Первое, что я увидел: у входа в КЗ им. Чайковского стояла толпа народу — просила лишние билетики (как потом оказалось, спекулянты виноваты — мест свободных в зале было полно).
Второе, что я увидел, были охранники, которые гонялись за каким-то таинственным человеком в черном плаще.
Третье, что я увидел (точнее, третья и кого), была Лида, пронесшаяся рядом со мной на каких-то диких скоростях, разговаривая при этом по телефону. Вместе с ней мимо пронеслась моя последняя надежда заручиться официальным согласием на проведение съемки, что, впрочем, не очень повлияло на результат.
Народу было полно, попадались люди известные, как-то: Миша Рябчиков (О.Г.И.), Маша Карельская (клуб «Апшу»). В ложе одиноко сидел Михаил Козырев и бросал на публику свои дьявольские взгляды.
Концерт начался так, как это нормально для любого места, кроме КЗ им. Чайковского, — на 25 минут позже.
Через эти самые 25 минут прозвенел третий звонок, и на сцену вышел небезызвестный Н. Дмитриев. После длинной вступительной речи, произнесенной начальником «Дома», начался наконец концерт. Выглядело красиво — Тежик постарался на славу. Федоров, впрочем, был довольно комичен в гигантском костюме XVII века и с гитарой наперевес. Самому ЛФ, очевидно, было неудобно и жарко, поэтому от камзола он вскоре решил освободиться, неуважительно пнув его ногой.
Началось все с арии на музыку Преториуса в исполнении ЛФ – говорят, что она и должна исполняться непоставленным голосом, но мне кажется все-таки, что Леня иногда слишком много на себя берет – и получается не очень чтобы очень. Особенно когда он на русском английском поет: «Лэт ми, лэт ми, лэт ми фри».

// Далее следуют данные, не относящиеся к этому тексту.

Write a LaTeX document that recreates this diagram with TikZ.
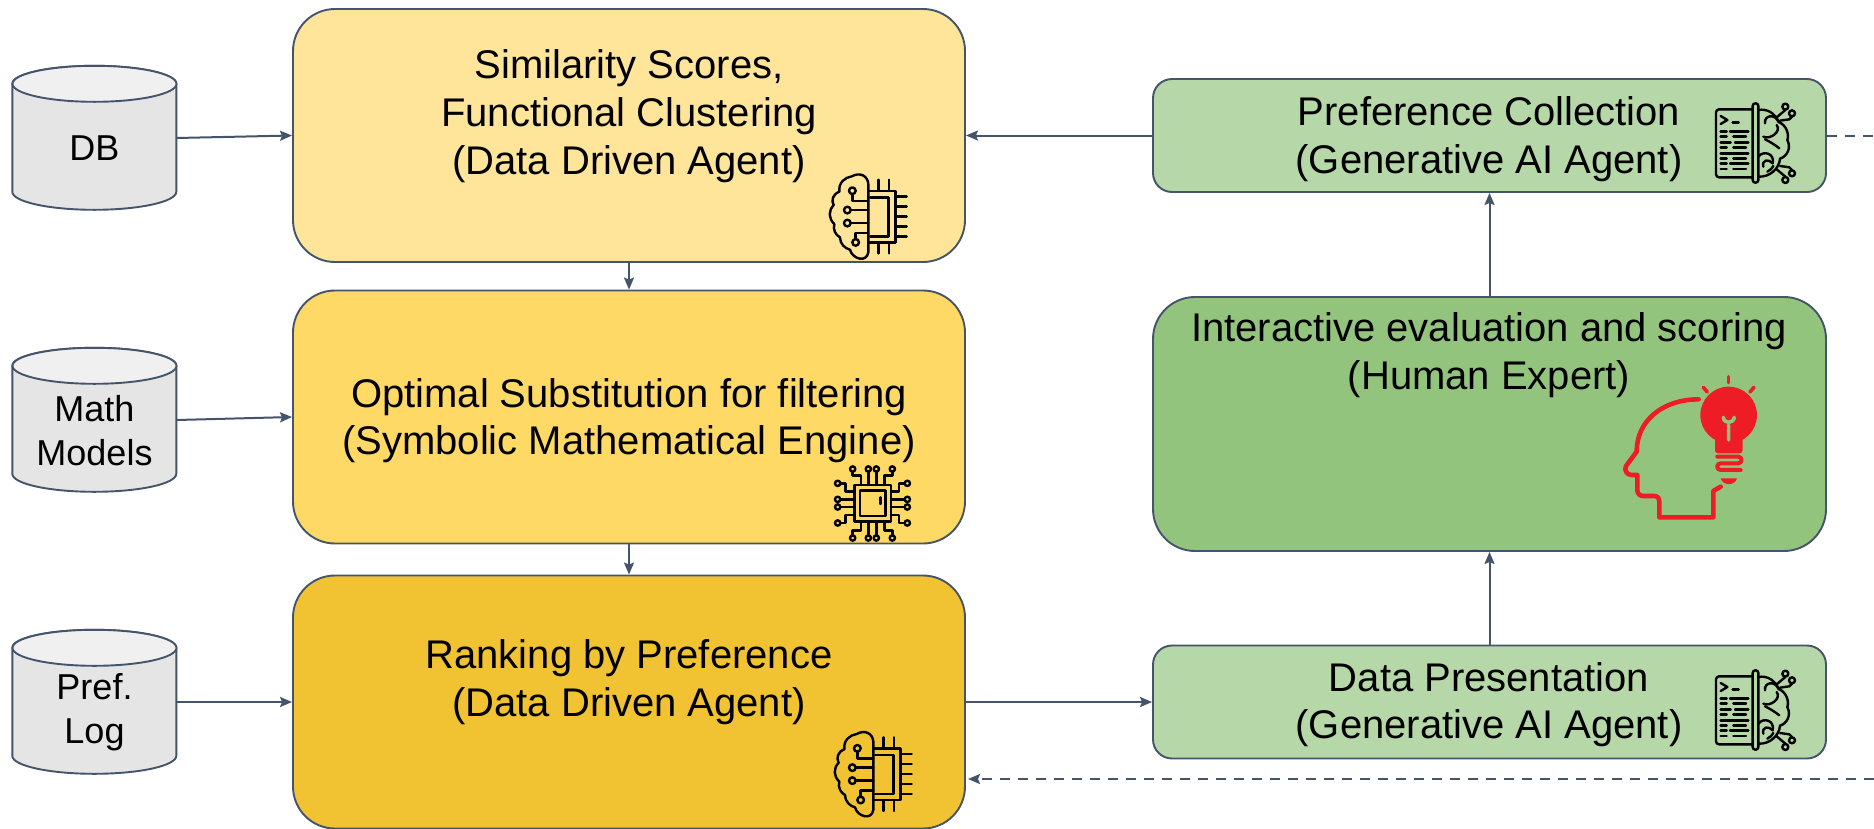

Играли, конечно же, «Зимы не будет», сыграли «Вьюгу». Гринденко каждый раз отвечала «Временами года» Вивальди и сюитами из оперы «Королева фей» Перселла, под которые Гаркуша читал свои стихотворения. В общем получалось ничего, но при этом вполне обычно – ничего интересного не происходило. И вдруг… Федоров крикнул, как в «Осколках»: «Раз, два, три…» — и завертелось! Такой «Все вертится» я не слышал еще никогда. И это несмотря на ужасную акустику Зала Чайковского, и это несмотря на сам Зал – не клуб все-таки! Причем вовлечены были впервые с начала концерта все – и Гринденко с «Академией», и «АукцЫон», и Волков, и Гаркуша, который запрыгал, как было написано в одном из отчетов, «не оглядываясь на лепнину зала». Поведение Гаркуши, весьма обычное для концерта «АукцЫона», видимо, очень развеселило Гринденко. А когда вступил орган, всеобщая вакханалия превратилась во что-то непередаваемое. После накала «Все вертится» последовала заключительная ария, солистом опять выступал Федоров, но на этот раз ему подпевали оба ансамбля. Получилось нечто вроде застольной песни XVII века.
Среди множества дисков, продававшихся в перерыве в фойе, было и новое издание аукцыоновских альбомов – никаких бонус-треков на них нет. Продавали «Как я стал предателем» и, под предлогом, что это последние экземпляры в таком издании, предлагали его за 900 р.
Второе, довольно короткое, отделение состояло из произведения Мартынова «Листок из альбома». Условно его можно разделить на две части: первые 20 минут идет перебор на фортепиано одних и тех же трех-четырех нот, затем вступают остальные музыканты. Минималистическая первая часть оказалось по нраву явно не всем: публика проявила «отменный» вкус и в академических традициях Зала Чайковского свистела и орала. Неудивительно, что пианист сбивался, хотя, возможно, виной тому были не зрители. Через 20 минут вступила Гринденко, за ней Волков, затем Рубанов и Коловский, постепенно присоединялись все новые и новые, а зал примерно с той же скоростью пустел. Но при этом чем больше музыкантов вступало, тем более захватывающей становилась музыка. Когда она достигла кульминации, появился Мартынов, взял с пюпитра листок из альбома, поднял над головой, разорвал надвое и ушел. После того как листок был разорван, порвалась и сама музыка, все начало скрипеть, шуметь, греметь. Скрипела гринденковская скрипка, скрипел и рубановский саксофон – в типичной аукцЫоновской манере.
Концерт закончился. Биса не было – было два поклона. Федоров был явно доволен и, улыбаясь, перешептывался о чем-то с Рубановым.